Basically, the plan would try to solve one problem by creating several more problems.  And this is generally the problem with centralized schemes to “fix” the economy.  It was, after all, the Federal government that helped fuel this mess to begin with, with Greenspan’s loose monetary policy, and a host of housing subsidies, meant to entice people into taking out big loans to buy a home, whether or not they could afford to take the risk.

And make no mistake about it — buying a house is a huge risk.  It’s not different than buying into the stock market.  In many ways, it’s much riskier, because the average homeowner is taking on at least 4-to-1 leverage, and normally more like 9-to-1 leverage.  At the height of the boom, banks were even allowing people to take on 33-to-1 leverage!  Yet, the Federal government continues to insist that this is a low-risk venture that everyone should gladly pursue, regardless of income or risk tolerance.

The Solution

For the record, the best solution to the “housing crisis” right now is no solution.  While housing prices might still decline a small bit from here, we are finally starting to see a pick-up in construction, which is the important thing.  Our high unemployment is a result of little demand for construction, which resulted from an excess supply and inflated prices.
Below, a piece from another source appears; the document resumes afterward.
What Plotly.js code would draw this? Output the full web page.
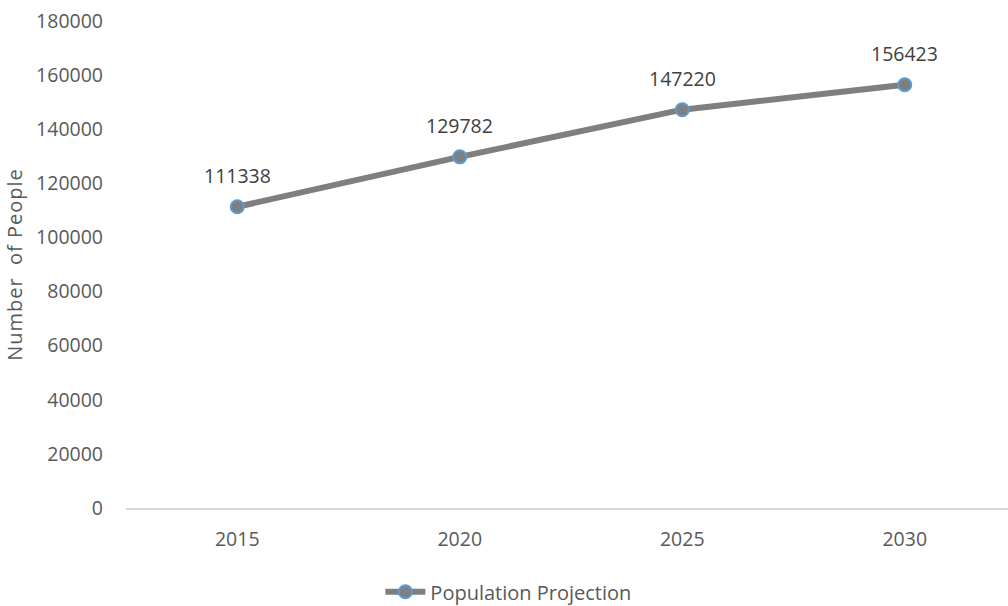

With prices finally low enough, new homes are getting built again, and we’re seeing the unemployment rate gently fall.

Given this minor recovery, the last thing we need to do is enact some dimwitted scheme to “fix” something that the private sector is fully capable of solving itself, given enough time.   Btw, this isn’t the only dimwitted housing proposal coming from the Obama administration recently.  As investment author Tom Brown notes, the Treasury is modifying HAMP in a way that will now bail out housing speculators.

But it’s an election year, so I doubt this will be the last poorly thought out economic policy proposal we’ll see.  Politicians are always under pressure to “act”, even though they do not understand these issues very well.  And that’s the problem — the private sector is filled with “experts” who live and breathe these issues every day of the year.  The US Federal government is filled with generalists who don’t understand the issues at all.